In The Know

ESPN anchor Elle Duncan on mass shooting victims: ‘LOOK AT THEM’

Elle Duncan attends the Disney 2022 Upfront presentation at Basketball City Pier 36 on Tuesday, May 17, 2022, in New York. (Photo by Charles Sykes/Invision/AP)

ESPN personality Elle Duncan urged viewers on Wednesday to not “grow numb” to the recent string of mass shootings in the U.S. and to look at the victims and imagine they are their own loved ones.

During her nightly “SportsCenter” broadcast on Wednesday, Duncan described the “sense of dread” she felt dropping her own 4-year-old daughter off at school that morning.

“We put our kids to bed at night and we have an expectation that they’re going to make it to morning right under our protection and love, only to send them into a reality where you just have to hope they’re faster to the hiding places than the other kids at school,” she added. “You know, good luck.”

“If we won’t do anything else to protect the innocents from the reality that we have created for them, then we owe them, at the very least, the respect of acknowledgement, no matter how disruptive to our peace of mind,” an emotional Duncan said, attempting to hold back tears. 

“So please, I implore you — and I mean it — look at them. And then look at everyone in the room with you, and imagine it’s their faces on that screen.”

“LOOK AT THEM,” she wrote in a tweet with the clip.

Duncan’s remarks come after 19 schoolchildren and two teachers were killed and 17 other people were injured on Tuesday in Uvalde, Texas, when a gunman opened fire inside of a fourth grade classroom at Robb Elementary School.

Duncan described the U.S. as “a society that makes willingness to stand in front of an assault rifle a job requirement for a fourth grade teacher who, by the way, is making 30 grand a year,” referring to Eva Mireles and Irma Garcia, the teachers who lost their lives protecting their students. 
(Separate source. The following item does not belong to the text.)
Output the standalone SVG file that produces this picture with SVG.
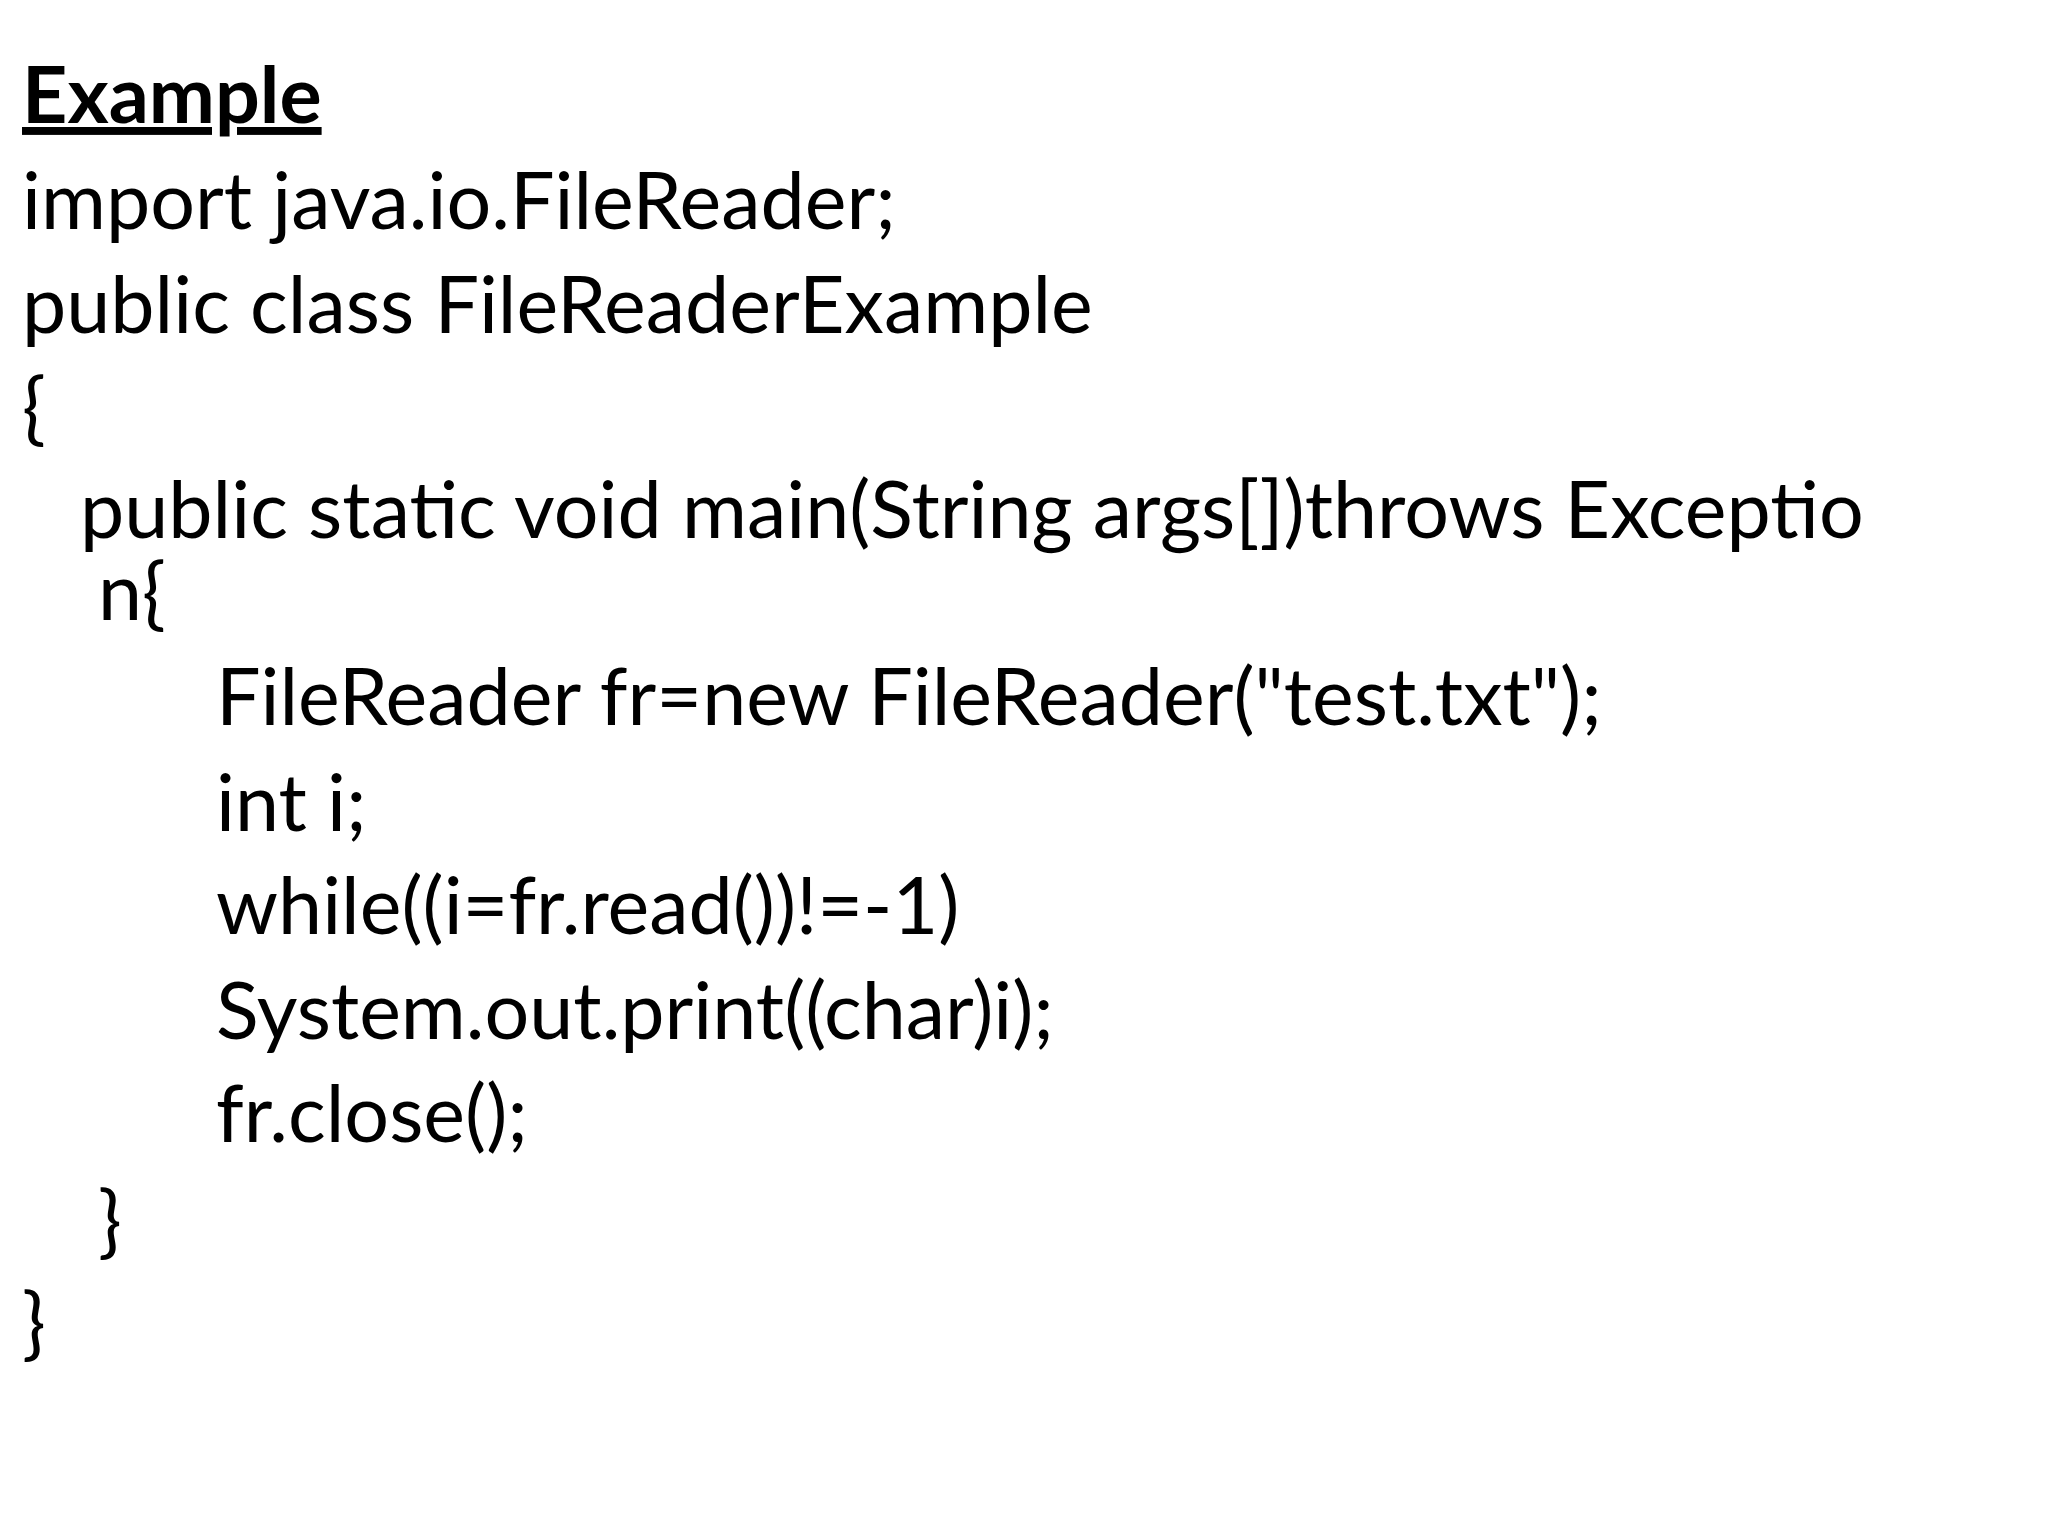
<svg xmlns="http://www.w3.org/2000/svg" width="2048" height="1536" viewBox="0 0 2048 1536">
<style>
text{font-family:Lato,"Liberation Sans",sans-serif;font-size:79px;fill:#000}
.b{font-weight:bold;text-decoration:underline}
</style>
<rect width="2048" height="1536" fill="#fff"/>
<text class="b" x="22" y="123">Example</text>
<text x="22" y="229">import java.io.FileReader;</text>
<text x="22" y="333">public class FileReaderExample</text>
<text x="22" y="435">{</text>
<text x="80" y="538">public static void main(String args[])throws Exceptio</text>
<text x="98" y="620">n{</text>
<text x="216" y="725">FileReader fr=new FileReader("test.txt");</text>
<text x="216" y="831">int i;</text>
<text x="216" y="934">while((i=fr.read())!=-1)</text>
<text x="216" y="1039">System.out.print((char)i);</text>
<text x="216" y="1142">fr.close();</text>
<text x="98" y="1248">}</text>
<text x="22" y="1350">}</text>
</svg>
Duncan, who has become a prominent host for ESPN in recent years, also garnered attention and acclaim for her eulogy for basketball legend Kobe Bryant and his daughter Gianna, who were among the nine people killed in a helicopter crash in January 2020. 

The shooting in Uvalde came 10 days after a mass shooting at a Buffalo, N.Y., grocery store, in which the suspected shooter allegedly sought to kill as many Black people as possible.

The Uvalde shooting is the deadliest school shooting since a gunman shot and killed 26 students and teachers at Sandy Hook Elementary School in Newtown, Conn., in 2012.